Cette image en trois dimensions, qui est interactive et en mouvement, fait partie d'une exposition inédite qui ouvre dimanche au musée de l'Holocauste de l'Illinois, dans le nord des Etats-Unis. L'objectif est de conserver les souvenirs d'une génération qui s'amenuise rapidement.
"Elle a leur totale attention", souligne Samantha O'Neill, de l'établissement scolaire Northside Catholic Academy. "On dirait vraiment qu'elle est assise sur scène devant vous".
L'exposition utilise une technologie de reconnaissance vocale et une intelligence artificielle permettant aux visiteurs de poser des questions à ces survivants sur leur calvaire pendant la Seconde Guerre mondiale. Auxquelles ils répondent directement.
Treize survivants, la plupart habitant aux Etats-Unis, mais aussi au Canada, en Israël et au Royaume-Uni, ont été enregistrés. Ils ont répondu à des milliers de questions, chacun assis pendant une semaine dans un studio rempli de caméras haute définition pour les filmer sous tous les angles.
'Un instrument puissant'
"Cela nous prépare pour le jour où nos survivants ne seront plus là", explique Susan Abrams, directrice exécutive du musée.
Le régime nazi a tué six millions de Juifs, et des millions d'autres personnes, pendant l'Holocauste. A mesure que les survivants prennent de l'âge, la question se pose de la préservation de leurs mémoires.
Le réalisateur américain Steven Spielberg a établi en 1994 une fondation qui a filmé le récit de 55.000 survivants et témoins.
Cette organisation est devenue par la suite la Shoah Foundation, entité de l'Université de Californie du Sud à Los Angeles. Elle a aidé le musée de l'Illinois à créer les hologrammes.
Le projet a mis presque trois ans à se concrétiser et a coûté cinq millions de dollars. Les premiers tests du produit fini, présenté officiellement dimanche dernier, sont encourageants, se réjouit Mme Abrams.
"Les visiteurs se sentent plus à l'aise de poser leurs questions à l'hologramme, parce qu'ils ne s'inquiètent pas de blesser cette personne, ou de la contrarier. Et donc, c'est vraiment un instrument puissant", ajoute-t-elle.
Installés dans l'auditorium du musée, à Skokie, des dizaines d'écoliers boivent les paroles d'Adina Sella, assise devant eux, sur une chaise rouge. Les rares crépitements rappellent qu'elle n'est qu'une image.
"Quel âge as-tu?", demande un enfant.
"Je suis née le 1er décembre 1935, alors s'il-te-plait, calcule-le", répond-elle, avec un fort accent.

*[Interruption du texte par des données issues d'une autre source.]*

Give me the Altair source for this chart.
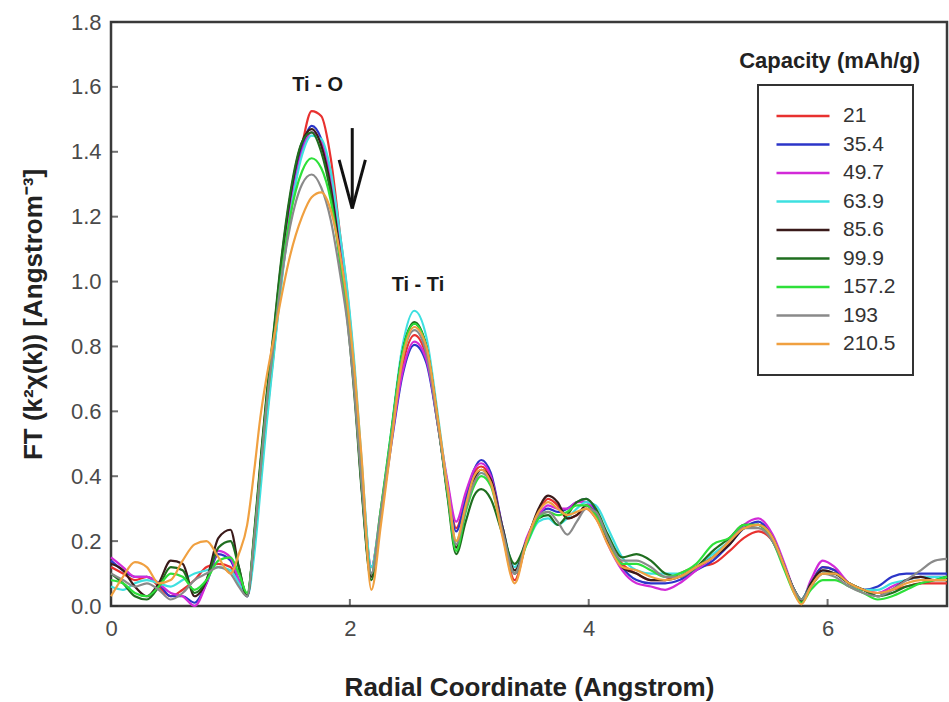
import altair as alt
import pandas as pd

# Radial coordinate grid (Angstrom)
R = [0.00, 0.10, 0.20, 0.30, 0.40, 0.50, 0.60, 0.70, 0.80, 0.90, 1.00, 1.07,
     1.14, 1.20, 1.25, 1.30, 1.36, 1.42, 1.50, 1.60, 1.68, 1.76, 1.84, 1.92, 1.98, 2.04, 2.10, 2.18,
     2.26, 2.34, 2.44, 2.54, 2.64, 2.74, 2.82, 2.89,
     2.97, 3.04, 3.10, 3.18, 3.28, 3.38,
     3.48, 3.58, 3.66, 3.74, 3.82, 3.90, 3.98, 4.06, 4.16, 4.28,
     4.40, 4.52, 4.64, 4.76, 4.90, 5.04,
     5.18, 5.30, 5.42, 5.54, 5.64, 5.72, 5.78, 5.86, 5.96, 6.06, 6.18, 6.30, 6.42, 6.54,
     6.66, 6.78, 6.90, 7.00]

CAPACITY = ["21", "35.4", "49.7", "63.9", "85.6", "99.9", "157.2", "193", "210.5"]
COLORS = ["#e8312f", "#2b35c8", "#d22ad8", "#3ee0e0", "#3a1a1a",
          "#1f6e1f", "#2ee03a", "#8a8a8a", "#f0a040"]

FT_21 = [0.12, 0.10, 0.08, 0.09, 0.06, 0.03, 0.05, 0.08, 0.12, 0.13, 0.12, 0.07,
         0.03, 0.19, 0.38, 0.57, 0.77, 0.98, 1.20, 1.42, 1.525, 1.51, 1.38, 1.14, 0.96, 0.72, 0.42, 0.12,
         0.30, 0.50, 0.74, 0.835, 0.77, 0.55, 0.37, 0.24,
         0.33, 0.41, 0.43, 0.39, 0.22, 0.08,
         0.20, 0.29, 0.33, 0.31, 0.27, 0.28, 0.30, 0.27, 0.20, 0.13,
         0.10, 0.08, 0.08, 0.10, 0.12, 0.13,
         0.17, 0.21, 0.23, 0.20, 0.12, 0.05, 0.02, 0.07, 0.12, 0.11, 0.07, 0.05, 0.04, 0.05,
         0.06, 0.07, 0.07, 0.07]
FT_35_4 = [0.14, 0.11, 0.09, 0.09, 0.07, 0.03, 0.03, 0.01, 0.07, 0.16, 0.14, 0.08,
           0.03, 0.20, 0.40, 0.60, 0.80, 1.02, 1.24, 1.41, 1.48, 1.44, 1.31, 1.10, 0.93, 0.69, 0.38, 0.10,
           0.28, 0.48, 0.71, 0.805, 0.75, 0.55, 0.36, 0.23,
           0.33, 0.42, 0.45, 0.41, 0.24, 0.10,
           0.20, 0.28, 0.30, 0.29, 0.30, 0.32, 0.33, 0.29, 0.20, 0.12,
           0.08, 0.07, 0.07, 0.08, 0.11, 0.14,
           0.19, 0.24, 0.26, 0.21, 0.12, 0.05, 0.02, 0.07, 0.12, 0.11, 0.07, 0.05, 0.06, 0.09,
           0.10, 0.10, 0.10, 0.10]
FT_49_7 = [0.15, 0.12, 0.09, 0.09, 0.07, 0.04, 0.03, 0.00, 0.07, 0.17, 0.15, 0.08,
           0.03, 0.20, 0.40, 0.60, 0.79, 1.00, 1.22, 1.40, 1.46, 1.43, 1.31, 1.10, 0.93, 0.70, 0.40, 0.12,
           0.29, 0.49, 0.72, 0.815, 0.76, 0.56, 0.38, 0.26,
           0.35, 0.42, 0.44, 0.40, 0.24, 0.10,
           0.21, 0.28, 0.31, 0.30, 0.30, 0.32, 0.32, 0.28, 0.19, 0.11,
           0.07, 0.06, 0.05, 0.07, 0.11, 0.15,
           0.20, 0.25, 0.27, 0.22, 0.13, 0.05, 0.015, 0.08, 0.14, 0.12, 0.07, 0.05, 0.04, 0.06,
           0.08, 0.09, 0.09, 0.09]
FT_63_9 = [0.06, 0.05, 0.07, 0.08, 0.07, 0.06, 0.08, 0.10, 0.11, 0.12, 0.11, 0.07,
           0.03, 0.16, 0.35, 0.55, 0.76, 0.97, 1.20, 1.39, 1.45, 1.44, 1.34, 1.14, 0.97, 0.74, 0.44, 0.12,
           0.30, 0.52, 0.80, 0.91, 0.83, 0.58, 0.36, 0.20,
           0.30, 0.39, 0.41, 0.38, 0.24, 0.12,
           0.19, 0.26, 0.27, 0.25, 0.27, 0.30, 0.32, 0.31, 0.24, 0.15,
           0.11, 0.10, 0.10, 0.10, 0.12, 0.16,
           0.20, 0.24, 0.25, 0.21, 0.12, 0.05, 0.02, 0.07, 0.11, 0.10, 0.07, 0.05, 0.05, 0.07,
           0.08, 0.09, 0.09, 0.09]
FT_85_6 = [0.13, 0.11, 0.06, 0.03, 0.07, 0.14, 0.13, 0.03, 0.08, 0.21, 0.235, 0.12,
           0.03, 0.22, 0.43, 0.63, 0.83, 1.04, 1.26, 1.43, 1.47, 1.42, 1.29, 1.08, 0.90, 0.66, 0.36, 0.09,
           0.29, 0.51, 0.78, 0.87, 0.80, 0.56, 0.34, 0.18,
           0.30, 0.39, 0.42, 0.39, 0.24, 0.11,
           0.20, 0.30, 0.34, 0.32, 0.27, 0.28, 0.31, 0.28, 0.20, 0.12,
           0.10, 0.08, 0.08, 0.09, 0.12, 0.15,
           0.19, 0.24, 0.25, 0.21, 0.12, 0.05, 0.015, 0.07, 0.11, 0.10, 0.07, 0.05, 0.03, 0.05,
           0.08, 0.09, 0.08, 0.08]
FT_99_9 = [0.10, 0.07, 0.03, 0.02, 0.06, 0.12, 0.11, 0.04, 0.08, 0.18, 0.20, 0.12,
           0.03, 0.23, 0.44, 0.64, 0.84, 1.05, 1.27, 1.43, 1.46, 1.40, 1.27, 1.06, 0.88, 0.64, 0.35, 0.08,
           0.28, 0.51, 0.78, 0.875, 0.80, 0.56, 0.33, 0.16,
           0.26, 0.34, 0.36, 0.33, 0.22, 0.13,
           0.20, 0.27, 0.28, 0.25, 0.28, 0.32, 0.33, 0.30, 0.22, 0.15,
           0.16, 0.14, 0.10, 0.09, 0.12, 0.17,
           0.21, 0.25, 0.25, 0.20, 0.12, 0.05, 0.02, 0.06, 0.10, 0.10, 0.07, 0.05, 0.03, 0.04,
           0.06, 0.07, 0.08, 0.09]
FT_157_2 = [0.08, 0.07, 0.04, 0.03, 0.06, 0.10, 0.09, 0.05, 0.08, 0.14, 0.15, 0.10,
            0.04, 0.21, 0.41, 0.61, 0.80, 1.00, 1.20, 1.34, 1.38, 1.35, 1.25, 1.06, 0.90, 0.67, 0.38, 0.10,
            0.30, 0.52, 0.78, 0.87, 0.80, 0.56, 0.34, 0.17,
            0.29, 0.37, 0.40, 0.37, 0.22, 0.10,
            0.19, 0.27, 0.29, 0.28, 0.29, 0.31, 0.31, 0.28, 0.21, 0.13,
            0.13, 0.11, 0.09, 0.10, 0.13, 0.19,
            0.21, 0.25, 0.25, 0.20, 0.11, 0.04, 0.01, 0.05, 0.08, 0.08, 0.06, 0.04, 0.02, 0.03,
            0.05, 0.07, 0.08, 0.09]
FT_193 = [0.10, 0.08, 0.06, 0.07, 0.05, 0.02, 0.04, 0.08, 0.10, 0.12, 0.10, 0.06,
          0.03, 0.21, 0.41, 0.61, 0.80, 0.99, 1.17, 1.30, 1.33, 1.29, 1.19, 1.02, 0.87, 0.65, 0.37, 0.10,
          0.29, 0.50, 0.76, 0.85, 0.78, 0.55, 0.35, 0.19,
          0.30, 0.38, 0.41, 0.38, 0.23, 0.10,
          0.20, 0.28, 0.29, 0.26, 0.22, 0.26, 0.30, 0.29, 0.21, 0.14,
          0.14, 0.12, 0.09, 0.09, 0.12, 0.15,
          0.20, 0.24, 0.24, 0.20, 0.12, 0.05, 0.02, 0.06, 0.10, 0.09, 0.06, 0.04, 0.03, 0.05,
          0.08, 0.11, 0.14, 0.145]
FT_210_5 = [0.03, 0.09, 0.135, 0.12, 0.07, 0.08, 0.14, 0.19, 0.20, 0.15, 0.10, 0.16,
            0.25, 0.42, 0.58, 0.70, 0.82, 0.94, 1.08, 1.20, 1.26, 1.275, 1.22, 1.08, 0.93, 0.72, 0.45, 0.05,
            0.25, 0.48, 0.76, 0.86, 0.80, 0.57, 0.36, 0.20,
            0.31, 0.40, 0.42, 0.38, 0.21, 0.07,
            0.20, 0.29, 0.32, 0.30, 0.28, 0.29, 0.30, 0.27, 0.19, 0.12,
            0.11, 0.09, 0.08, 0.09, 0.12, 0.15,
            0.20, 0.24, 0.25, 0.21, 0.12, 0.04, 0.005, 0.06, 0.10, 0.10, 0.07, 0.05, 0.04, 0.05,
            0.07, 0.08, 0.08, 0.08]

X_TICKS = [0, 2, 4, 6]
Y_TICKS = [0.0, 0.2, 0.4, 0.6, 0.8, 1.0, 1.2, 1.4, 1.6, 1.8]

# Peak labels and the decreasing-intensity arrow, in data units
PEAK_LABELS = ["Ti - O", "Ti - Ti"]
PEAK_X = [1.73, 2.57]
PEAK_Y = [1.606, 0.99]
ARROW_X = [2.02, 1.91, 2.13]
ARROW_Y = [1.473, 1.375, 1.375]
ARROW_X2 = [2.02, 2.02, 2.02]
ARROW_Y2 = [1.23, 1.225, 1.225]
LEGEND_TITLE = "Capacity (mAh/g)"
LEGEND_TITLE_X = 6.017
LEGEND_TITLE_Y = 1.68

FONT = "Liberation Sans"
X_DOMAIN = [0, 7]
Y_DOMAIN = [0, 1.8]
PLOT_W = 836
PLOT_H = 584

series = [FT_21, FT_35_4, FT_49_7, FT_63_9, FT_85_6, FT_99_9, FT_157_2, FT_193, FT_210_5]
rows = []
for cap, values in zip(CAPACITY, series):
    for r, v in zip(R, values):
        rows.append({"r": r, "ft": v, "capacity": cap})
spectra = pd.DataFrame(rows)

peaks = pd.DataFrame({"x": PEAK_X, "y": PEAK_Y, "label": PEAK_LABELS})
arrow = pd.DataFrame({"x": ARROW_X, "y": ARROW_Y, "x2": ARROW_X2, "y2": ARROW_Y2})
legend_title = pd.DataFrame({"x": [LEGEND_TITLE_X], "y": [LEGEND_TITLE_Y], "label": [LEGEND_TITLE]})
x_ticks = pd.DataFrame({"x": X_TICKS})
y_ticks = pd.DataFrame({"y": Y_TICKS})

x_scale = alt.Scale(domain=X_DOMAIN, nice=False)
y_scale = alt.Scale(domain=Y_DOMAIN, nice=False)

lines = alt.Chart(spectra).mark_line(strokeWidth=2.2, interpolate="monotone").encode(
    x=alt.X("r:Q", scale=x_scale, axis=alt.Axis(
        orient="bottom", values=X_TICKS, format="d", ticks=False, tickSize=0,
        domain=False, grid=False, labelFlush=False,
        labelFont=FONT, labelFontSize=22, labelColor="#4a4a4a", labelPadding=12,
        title="Radial Coordinate (Angstrom)", titleFont=FONT, titleFontSize=26,
        titleFontWeight="bold", titleColor="#222222", titlePadding=35)),
    y=alt.Y("ft:Q", scale=y_scale, axis=alt.Axis(
        orient="left", values=Y_TICKS, format=".1f", ticks=False, tickSize=0,
        domain=False, grid=False, labelFlush=False,
        labelFont=FONT, labelFontSize=22, labelColor="#4a4a4a", labelPadding=10,
        title="FT (k²χ(k)) [Angstrom⁻³]", titleFont=FONT, titleFontSize=26,
        titleFontWeight="bold", titleColor="#222222", titlePadding=24)),
    color=alt.Color("capacity:N", sort=CAPACITY,
                    scale=alt.Scale(domain=CAPACITY, range=COLORS),
                    legend=alt.Legend(
                        orient="none", legendX=647, legendY=63, title=None,
                        symbolType="stroke", symbolSize=2809, symbolStrokeWidth=2.5,
                        clipHeight=28, rowPadding=0.5, padding=17, labelOffset=12,
                        labelFont=FONT, labelFontSize=21, labelColor="#333333",
                        strokeColor="#333333")),
    detail="capacity:N",
)

# Inward tick marks along the bottom and left edges, at the axis tick values
x_tick_marks = alt.Chart(x_ticks).mark_tick(
    orient="vertical", size=7, thickness=2, color="#333333", yOffset=-3.5,
).encode(
    x=alt.X("x:Q", scale=x_scale, axis=None),
    y=alt.value(PLOT_H),
)
y_tick_marks = alt.Chart(y_ticks).mark_tick(
    orient="horizontal", size=7, thickness=2, color="#333333", xOffset=3.5,
).encode(
    x=alt.value(0),
    y=alt.Y("y:Q", scale=y_scale, axis=None),
)

peak_text = alt.Chart(peaks).mark_text(
    font=FONT, fontSize=20, fontWeight="bold", color="#1a1a1a",
    align="center", baseline="middle",
).encode(
    x=alt.X("x:Q", scale=x_scale, axis=None),
    y=alt.Y("y:Q", scale=y_scale, axis=None),
    text="label:N",
)

arrow_marks = alt.Chart(arrow).mark_rule(color="#111111", strokeWidth=3).encode(
    x=alt.X("x:Q", scale=x_scale, axis=None),
    y=alt.Y("y:Q", scale=y_scale, axis=None),
    x2="x2:Q",
    y2="y2:Q",
)

legend_heading = alt.Chart(legend_title).mark_text(
    font=FONT, fontSize=22, fontWeight="bold", color="#222222",
    align="center", baseline="middle",
).encode(
    x=alt.X("x:Q", scale=x_scale, axis=None),
    y=alt.Y("y:Q", scale=y_scale, axis=None),
    text="label:N",
)

# Each layer keeps its own axes (only the spectra layer has any); scales stay shared
chart = alt.layer(
    lines, x_tick_marks, y_tick_marks, arrow_marks, peak_text, legend_heading
).resolve_axis(
    x="independent", y="independent",
).properties(
    width=PLOT_W,
    height=PLOT_H,
    padding={"left": 111, "top": 22, "right": 2, "bottom": 96},
    autosize=alt.AutoSizeParams(type="none"),
    background="white",
).configure_view(
    stroke="#3a3a3a", strokeWidth=2.5,
).configure_legend(
    strokeWidth=2,
)

chart.save("out.html", embed_options={"renderer": "svg", "actions": False})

Sa réponse a été enregistrée de façon à ce qu'elle reste valable au fil des ans.
Les enfants ont rapidement fait le calcul: 81 ans.
'Nous ne serons plus là'
Le musée, comme les autres institutions consacrées à l'Holocauste, organise régulièrement des discussions avec des survivants présents en personne: un groupe baptisé "Speakers' Bureau".
Aaron Elster, l'un des responsables de ce groupe, est l'un des premiers à avoir participé au projet des hologrammes. "La plupart d'entre nous s'inquiètent de ce qu'il se passera quand, dans peu de temps, nous ne serons plus là", dit-il.
Est-ce que les survivants deviendront une note de bas de page historique, ou "serons-nous encore en vie, en substance, pour raconter aux gens ce qu'il s'est passé?", poursuit-il. "Nous pensons que c'est vraiment important. Nous voulons qu'on se souvienne de nos familles"
Le musée pense à terme donner l'autorisation à d'autres institutions d'utiliser le projet d'hologramme, afin qu'elles créent des expositions similaires.
"Nous voulons que cette expérience soit reproduite dans le monde entier", précise Mme Abrams.
Ces hologrammes font partie d'une exposition intitulée "Take a Stand Center", orientée vers les écoliers. Elle comprend également des écrans tactiles présentant des personnalités vivantes ou non, comme l'ancien président sud-africain Nelson Mandela ou la militante pakistanaise Malala Yousafzai.